→ **Figure scripts**
--- start ---
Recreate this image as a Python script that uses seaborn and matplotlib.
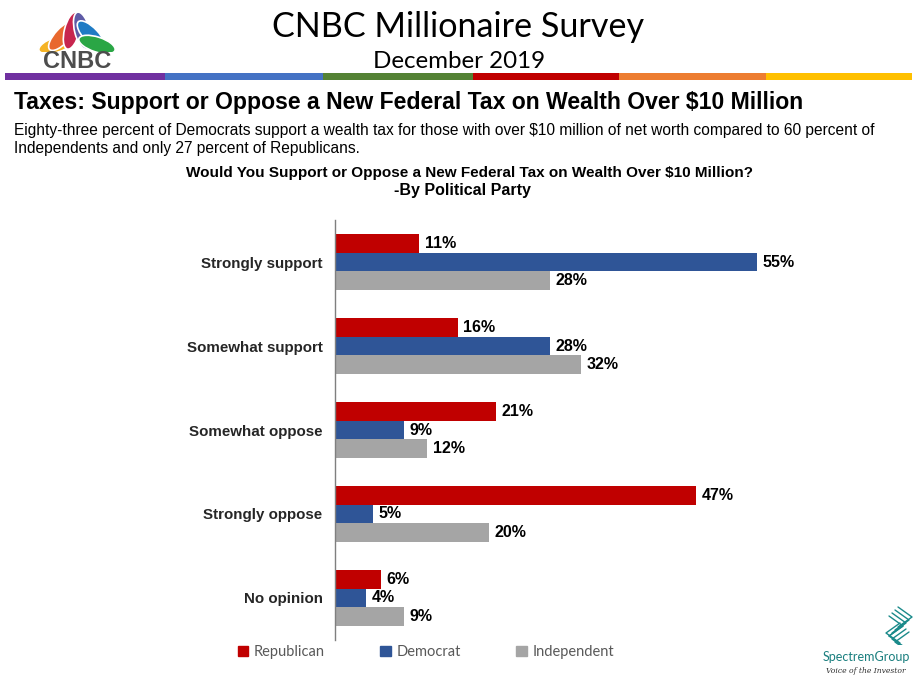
import matplotlib
matplotlib.use("Agg")
import matplotlib.pyplot as plt
from matplotlib.patches import Rectangle, Ellipse
import seaborn as sns
import pandas as pd
import numpy as np

# chart values
categories = ["Strongly support", "Somewhat support", "Somewhat oppose", "Strongly oppose", "No opinion"]
parties = ["Republican", "Democrat", "Independent"]
republican = [11, 16, 21, 47, 6]
democrat = [55, 28, 9, 5, 4]
independent = [28, 32, 12, 20, 9]
party_colors = ["#C00000", "#2F5597", "#A5A5A5"]

df = pd.DataFrame({
    "answer": categories * 3,
    "party": [p for p in parties for _ in categories],
    "pct": republican + democrat + independent,
})

sns.set_theme(style="white")
plt.rcParams["font.family"] = ["Liberation Sans", "DejaVu Sans"]

W, H = 916, 682
fig = plt.figure(figsize=(W / 100, H / 100), dpi=100)

def fx(px):
    return px / W

def fy(py):
    return 1 - py / H

# header
fig.text(fx(458), fy(27), "CNBC Millionaire Survey", ha="center", va="center",
         fontsize=24.6, family=["Lato", "DejaVu Sans"], color="black")
fig.text(fx(459), fy(61), "December 2019", ha="center", va="center",
         fontsize=17.4, family=["Lato", "DejaVu Sans"], color="black")

stripe = [(5, 165, "#7030A0"), (165, 323, "#4472C4"), (323, 473, "#548235"),
          (473, 619, "#C00000"), (619, 766, "#ED7D31"), (766, 912, "#FFC000")]
for x0, x1, c in stripe:
    fig.add_artist(Rectangle((fx(x0), fy(80)), fx(x1 - x0), 7 / H,
                             transform=fig.transFigure, color=c, lw=0))

# CNBC peacock logo (axes units = pixels, origin at x=30, y=10)
lax = fig.add_axes([fx(30), fy(72), fx(90), 62 / H])
lax.set_xlim(0, 90)
lax.set_ylim(62, 0)
lax.axis("off")
feathers = ["#F5B324", "#E8682E", "#C7254E", "#5E5BA6", "#1F7BC4", "#2AA645"]
angles = [-72, -43, -14, 14, 43, 72]
cx, cy = 47, 41
for ang, col in zip(angles, feathers):
    r = np.deg2rad(ang)
    ex = cx + 21 * np.sin(r)
    ey = cy - 21 * np.cos(r)
    lax.add_patch(Ellipse((ex, ey), 15, 38, angle=-ang, facecolor=col,
                          edgecolor="white", lw=1.2))
lax.add_patch(Rectangle((0, 42), 90, 20, color="white", lw=0))
lax.text(47, 51, "CNBC", ha="center", va="center", fontsize=17,
         fontweight="bold", color="#4D4D4D", family=["Liberation Sans"])

# slide titles
fig.text(fx(14), fy(103), "Taxes: Support or Oppose a New Federal Tax on Wealth Over $10 Million",
         ha="left", va="center", fontsize=16.6, fontweight="bold", color="black")
fig.text(fx(14), fy(131),
         "Eighty-three percent of Democrats support a wealth tax for those with over $10 million of net worth compared to 60 percent of",
         ha="left", va="center", fontsize=11.2, color="black")
fig.text(fx(14), fy(149), "Independents and only 27 percent of Republicans.",
         ha="left", va="center", fontsize=11.2, color="black")
fig.text(fx(470), fy(173), "Would You Support or Oppose a New Federal Tax on Wealth Over $10 Million?",
         ha="center", va="center", fontsize=11, fontweight="bold", color="black")
fig.text(fx(462), fy(191), "-By Political Party",
         ha="center", va="center", fontsize=11.5, fontweight="bold", color="black")

# bar chart
ax = fig.add_axes([fx(335), fy(640), fx(880 - 335), 420 / H])
sns.barplot(data=df, y="answer", x="pct", hue="party", order=categories,
            hue_order=parties, palette=party_colors, orient="h", width=0.67,
            saturation=1, linewidth=0, ax=ax, legend=False)
for cont in ax.containers:
    ax.bar_label(cont, fmt="%d%%", padding=4, fontsize=11.5, fontweight="bold", color="black")

ax.set_xlim(0, 71)
ax.set_ylim(4.5, -0.5)
ax.set_xlabel("")
ax.set_ylabel("")
ax.set_xticks([])
ax.tick_params(axis="y", which="major", length=0, pad=9, labelsize=10.9)
for lbl in ax.get_yticklabels():
    lbl.set_fontweight("bold")
ax.set_yticks(np.arange(-0.5, 5, 1), minor=True)
ax.tick_params(axis="y", which="minor", length=5, color="#7F7F7F", width=1, direction="out")
for s in ["top", "right", "bottom"]:
    ax.spines[s].set_visible(False)
ax.spines["left"].set_color("#7F7F7F")
ax.spines["left"].set_linewidth(1)

# legend
handles = [Rectangle((0, 0), 1, 1, color=c) for c in party_colors]
fig.legend(handles, parties, loc="center", bbox_to_anchor=(fx(426), fy(652)), ncol=3,
           frameon=False, handlelength=0.7, handleheight=0.7,
           handletextpad=0.4, columnspacing=3.8, labelcolor="#595959",
           prop={"family": ["Lato", "DejaVu Sans"], "size": 10.5})

# Spectrem Group logo
gax = fig.add_axes([fx(878), fy(645), 40 / W, 40 / H])
gax.set_xlim(0, 40)
gax.set_ylim(40, 0)
gax.axis("off")
for k in range(4):
    o = k * 3
    gax.plot([20 - o, 34 - o, 20 - o], [2 + o, 12 + o, 22 + o], color="#1A8A8A", lw=1)
    gax.plot([22 + o, 8 + o, 22 + o], [18 + o, 28 + o, 38 + o], color="#1A8A8A", lw=1)
fig.text(fx(866), fy(657), "SpectremGroup", ha="center", va="center",
         fontsize=9, color="#1A7F7F", family=["Lato", "DejaVu Sans"])
fig.text(fx(866), fy(671), "Voice of the Investor", ha="center", va="center",
         fontsize=5.5, style="italic", color="#333333", family=["DejaVu Serif"])

fig.savefig("out.png", dpi=100)
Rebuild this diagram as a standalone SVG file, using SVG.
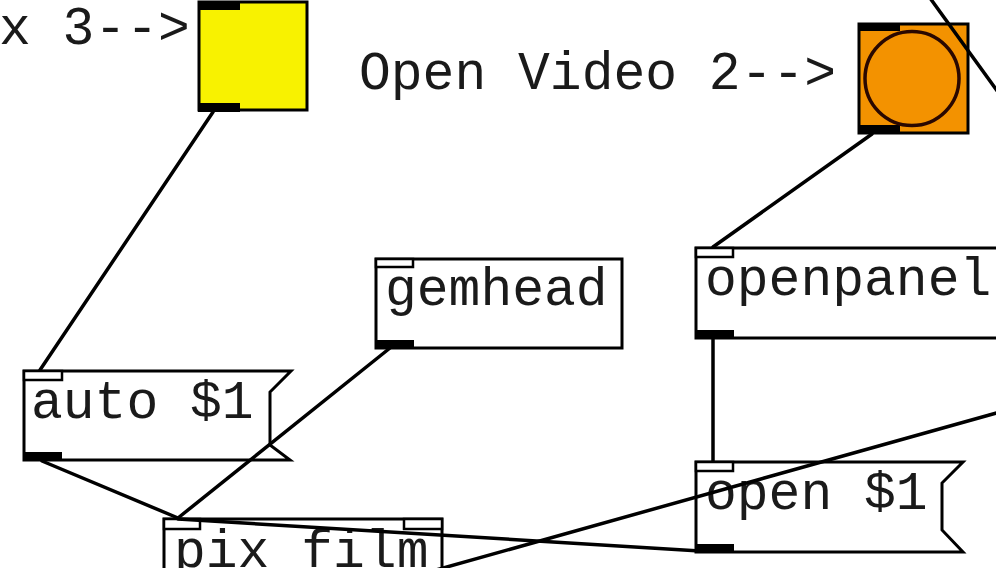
<svg xmlns="http://www.w3.org/2000/svg" width="996" height="568" viewBox="0 0 996 568">
<style>
.box{fill:#fff;stroke:#000;stroke-width:3}
.io{fill:#fff;stroke:#000;stroke-width:2.5}
.out{fill:#000}
.t{font-family:"Liberation Mono","Courier New",monospace;font-size:53px;fill:#1a1a1a}
.c{stroke:#000;stroke-width:3.5;fill:none;stroke-linecap:round}
</style>
<rect width="996" height="568" fill="#fff"/>
<g id="comment1"><text class="t" x="-1" y="44">x 3--&gt;</text></g>
<g id="comment2"><text class="t" x="359" y="89">Open Video 2--&gt;</text></g>
<g id="bang1">
<rect x="199" y="2" width="108" height="108" fill="#f8f200" stroke="#000" stroke-width="3"/>
<rect class="out" x="198" y="1" width="42" height="9"/>
<rect class="out" x="198" y="103" width="42" height="9"/>
</g>
<g id="bang2">
<rect x="859" y="24" width="109" height="109" fill="#f39200" stroke="#000" stroke-width="3"/>
<rect class="out" x="858" y="23" width="42" height="8"/>
<rect class="out" x="858" y="125" width="42" height="8"/>
<circle cx="912" cy="78.5" r="47" fill="#f39200" stroke="#2a0800" stroke-width="3.5"/>
</g>
<g id="gemhead">
<rect class="box" x="376" y="259" width="246" height="89"/>
<rect class="io" x="376" y="259" width="37" height="8"/>
<rect class="out" x="375" y="340" width="39" height="9"/>
<text class="t" x="385" y="305">gemhead</text>
</g>
<g id="openpanel">
<rect class="box" x="696" y="248" width="310" height="90"/>
<rect class="io" x="696" y="248" width="37" height="9"/>
<rect class="out" x="695" y="330" width="39" height="9"/>
<text class="t" x="705" y="295">openpanel</text>
</g>
<g id="auto">
<polygon class="box" points="24,371 291,371 270,392 270,445 290,460 24,460"/>
<rect class="io" x="24" y="371" width="38" height="9"/>
<rect class="out" x="23" y="452" width="39" height="9"/>
<text class="t" x="31" y="418">auto $1</text>
</g>
<g id="open">
<polygon class="box" points="696,462 963,462 942,483 942,530 963,552 696,552"/>
<rect class="io" x="696" y="462" width="37" height="9"/>
<rect class="out" x="695" y="544" width="39" height="9"/>
<text class="t" x="705" y="509">open $1</text>
</g>
<g id="pixfilm">
<rect class="box" x="164" y="519" width="278" height="80"/>
<rect class="io" x="164" y="519" width="36" height="10"/>
<rect class="io" x="404" y="519" width="38" height="10"/>
<text class="t" x="174" y="567">pix film</text>
</g>
<g id="connectors">
<line class="c" x1="213" y1="112" x2="40" y2="370"/>
<line class="c" x1="872" y1="134" x2="713" y2="247"/>
<line class="c" x1="713" y1="338" x2="713" y2="461"/>
<line class="c" x1="390" y1="348" x2="178" y2="518"/>
<line class="c" x1="42" y1="461" x2="178" y2="518"/>
<line class="c" x1="700" y1="551" x2="178" y2="519"/>
<line class="c" x1="1000" y1="412" x2="436" y2="570"/>
<line class="c" x1="930" y1="-2" x2="998" y2="92"/>
</g>
</svg>
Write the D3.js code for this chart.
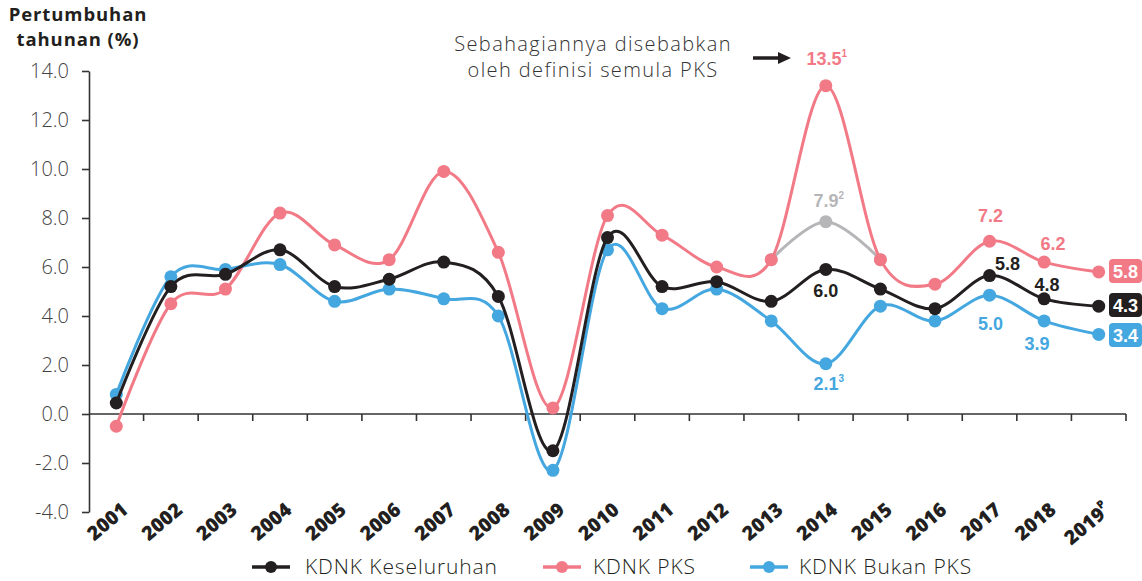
<!DOCTYPE html>
<html><head><meta charset="utf-8">
<script src="https://cdn.jsdelivr.net/npm/d3@7"></script>
<style>
body{margin:0;background:#fff;}
svg{display:block;}
</style></head>
<body><svg id="c" width="1142" height="581"></svg>
<script>
const years = ["2001","2002","2003","2004","2005","2006","2007","2008","2009","2010","2011","2012","2013","2014","2015","2016","2017","2018","2019"];
const yearLabels = ["2001","2002","2003","2004","2005","2006","2007","2008","2009","2010","2011","2012","2013","2014","2015","2016","2017","2018","2019"];
const keseluruhan = [0.45,5.2,5.7,6.7,5.2,5.5,6.2,4.8,-1.5,7.2,5.2,5.4,4.6,5.9,5.1,4.3,5.65,4.7,4.4];
const pks = [-0.5,4.5,5.1,8.2,6.9,6.3,9.9,6.6,0.25,8.1,7.3,6.0,6.3,13.4,6.3,5.3,7.05,6.2,5.8];
const bukanPks = [0.8,5.6,5.9,6.1,4.6,5.1,4.7,4.0,-2.3,6.7,4.3,5.1,3.8,2.05,4.4,3.8,4.85,3.8,3.25];
const greyYears = ["2013","2014","2015"];
const greyValues = [6.3,7.85,6.3];
const yTicks = [-4,-2,0,2,4,6,8,10,12,14];
const seriesNames = ["KDNK Keseluruhan","KDNK PKS","KDNK Bukan PKS"];

const colBlack = "#231f20", colPink = "#f27a87", colBlue = "#45a7df", colGrey = "#b6b6b9";

const svg = d3.select("#c");
const x = d3.scaleBand().domain(years).range([89,1126]).paddingInner(0).paddingOuter(0);
const cx = d => x(d) + x.bandwidth()/2;
const y = d3.scaleLinear().domain([-4,14]).range([512,71]);

// axis title
const tt = svg.append("text").attr("font-family","Open Sans, sans-serif").attr("font-weight",700)
  .attr("font-size",18.5).attr("fill","#231f20").attr("text-anchor","middle").attr("letter-spacing",0.9);
tt.append("tspan").attr("x",78).attr("y",21).text("Pertumbuhan");
tt.append("tspan").attr("x",78).attr("y",46).text("tahunan (%)");

// y axis
const yAxis = d3.axisLeft(y).tickValues(yTicks).tickFormat(d => d.toFixed(1)).tickSize(7).tickSizeOuter(0);
const gy = svg.append("g").attr("transform","translate(89,0)").call(yAxis);
gy.select(".domain").attr("stroke","#333").attr("stroke-width",1.6);
gy.selectAll(".tick line").attr("stroke","#333").attr("stroke-width",1.6);
gy.selectAll(".tick text").attr("font-family","Open Sans, sans-serif").attr("font-weight",300)
  .attr("font-size",20).attr("fill","#444").attr("x",-20);

// x axis at zero
const gx = svg.append("g");
gx.append("line").attr("x1",89).attr("x2",1126).attr("y1",y(0)).attr("y2",y(0)).attr("stroke","#333").attr("stroke-width",1.6);
const tickPos = years.slice(1).map(d => x(d)).concat([1126]);
gx.selectAll(".xt").data(tickPos).join("line").attr("class","xt")
  .attr("x1",d=>d).attr("x2",d=>d).attr("y1",y(0)).attr("y2",y(0)+7).attr("stroke","#333").attr("stroke-width",1.6);
// x labels rotated
const xl = svg.append("g").selectAll("text").data(years).join("text")
  .attr("transform",d=>`translate(${cx(d)+13},${512}) rotate(-40)`)
  .attr("text-anchor","end").attr("font-family","Open Sans, sans-serif").attr("font-weight",800)
  .attr("font-size",19.5).attr("fill","#231f20")
  .text((d,i)=>yearLabels[i]);
xl.filter(d=>d==="2019").append("tspan").attr("font-size",11).attr("dy",-9).text("P");

// lines
const line = d3.line().x(d=>cx(d[0])).y(d=>y(d[1])).curve(d3.curveCardinal.tension(0));
function drawSeries(xs, vals, col){
  const data = xs.map((d,i)=>[d,vals[i]]);
  svg.append("path").datum(data).attr("d",line).attr("fill","none").attr("stroke",col).attr("stroke-width",3);
  svg.append("g").selectAll("circle").data(data).join("circle")
    .attr("cx",d=>cx(d[0])).attr("cy",d=>y(d[1])).attr("r",6.5).attr("fill",col);
}
drawSeries(greyYears, greyValues, colGrey);
drawSeries(years, pks, colPink);
drawSeries(years, bukanPks, colBlue);
drawSeries(years, keseluruhan, colBlack);

// value labels
const lbl = (xv, yv, txt, col, sup) => {
  const t = svg.append("text").attr("x",xv).attr("y",yv).attr("text-anchor","middle")
    .attr("font-family","Liberation Sans, Arial, sans-serif").attr("font-weight",700)
    .attr("font-size",18).attr("fill",col).text(txt);
  if(sup){ t.append("tspan").attr("font-size",10).attr("dy",-8).text(sup); }
  return t;
};
lbl(cx("2014")+1, 65, "13.5", colPink, "1");
lbl(cx("2014")+3, 207, "7.9", colGrey, "2");
lbl(cx("2014"), 297, "6.0", colBlack);
lbl(cx("2014")+3, 390, "2.1", colBlue, "3");
lbl(cx("2017")+1, 222, "7.2", colPink);
lbl(cx("2017")+18, 270, "5.8", colBlack);
lbl(cx("2017")+1, 330, "5.0", colBlue);
lbl(cx("2018")+9, 250, "6.2", colPink);
lbl(cx("2018")+3, 291, "4.8", colBlack);
lbl(cx("2018")-7, 350, "3.9", colBlue);

// boxed end labels
const endLabels = [[pks[18],"5.8",colPink,271],[keseluruhan[18],"4.3",colBlack,305],[bukanPks[18],"3.4",colBlue,335]];
endLabels.forEach(e=>{
  svg.append("rect").attr("x",1109).attr("y",e[3]-12).attr("width",33).attr("height",24).attr("rx",4).attr("fill",e[2]);
  svg.append("text").attr("x",1125.5).attr("y",e[3]+6.5).attr("text-anchor","middle")
    .attr("font-family","Liberation Sans, Arial, sans-serif").attr("font-weight",700)
    .attr("font-size",18).attr("fill","#fff").text(e[1]);
});

// annotation
const an = svg.append("text").attr("font-family","Open Sans, sans-serif").attr("font-weight",300)
  .attr("font-size",20).attr("fill","#333").attr("text-anchor","middle").attr("letter-spacing",1.4);
an.append("tspan").attr("x",593).attr("y",51).text("Sebahagiannya disebabkan");
an.append("tspan").attr("x",593).attr("y",77).text("oleh definisi semula PKS");
svg.append("line").attr("x1",753).attr("x2",780).attr("y1",58).attr("y2",58).attr("stroke","#231f20").attr("stroke-width",3.5);
svg.append("path").attr("d","M778,52 L791,58 L778,64 Z").attr("fill","#231f20");

// legend
const leg = [[252,305,colBlack],[543,593,colPink],[750,799,colBlue]];
leg.forEach((l,i)=>{
  svg.append("line").attr("x1",l[0]).attr("x2",l[0]+38).attr("y1",567).attr("y2",567).attr("stroke",l[2]).attr("stroke-width",3.5);
  svg.append("circle").attr("cx",l[0]+19).attr("cy",567).attr("r",6).attr("fill",l[2]);
  svg.append("text").attr("x",l[1]).attr("y",574).attr("font-family","Open Sans, sans-serif").attr("font-weight",300)
    .attr("font-size",21).attr("fill","#231f20").attr("letter-spacing",0.9).text(seriesNames[i]);
});
</script></body></html>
--- end ---
→ **GIVEN PROBLEM**
Write down exactly what the lines above say, from the line holding "Write the D3.js code for this chart." through the line holding "const y = d3.scaleLinear().domain([-4,14]).range([512,71]);", and nothing more. Do not copy the pictures.

→ **RESULT OF THE TASK**
Write the D3.js code for this chart.
<!DOCTYPE html>
<html><head><meta charset="utf-8">
<script src="https://cdn.jsdelivr.net/npm/d3@7"></script>
<style>
body{margin:0;background:#fff;}
svg{display:block;}
</style></head>
<body><svg id="c" width="1142" height="581"></svg>
<script>
const years = ["2001","2002","2003","2004","2005","2006","2007","2008","2009","2010","2011","2012","2013","2014","2015","2016","2017","2018","2019"];
const yearLabels = ["2001","2002","2003","2004","2005","2006","2007","2008","2009","2010","2011","2012","2013","2014","2015","2016","2017","2018","2019"];
const keseluruhan = [0.45,5.2,5.7,6.7,5.2,5.5,6.2,4.8,-1.5,7.2,5.2,5.4,4.6,5.9,5.1,4.3,5.65,4.7,4.4];
const pks = [-0.5,4.5,5.1,8.2,6.9,6.3,9.9,6.6,0.25,8.1,7.3,6.0,6.3,13.4,6.3,5.3,7.05,6.2,5.8];
const bukanPks = [0.8,5.6,5.9,6.1,4.6,5.1,4.7,4.0,-2.3,6.7,4.3,5.1,3.8,2.05,4.4,3.8,4.85,3.8,3.25];
const greyYears = ["2013","2014","2015"];
const greyValues = [6.3,7.85,6.3];
const yTicks = [-4,-2,0,2,4,6,8,10,12,14];
const seriesNames = ["KDNK Keseluruhan","KDNK PKS","KDNK Bukan PKS"];

const colBlack = "#231f20", colPink = "#f27a87", colBlue = "#45a7df", colGrey = "#b6b6b9";

const svg = d3.select("#c");
const x = d3.scaleBand().domain(years).range([89,1126]).paddingInner(0).paddingOuter(0);
const cx = d => x(d) + x.bandwidth()/2;
const y = d3.scaleLinear().domain([-4,14]).range([512,71]);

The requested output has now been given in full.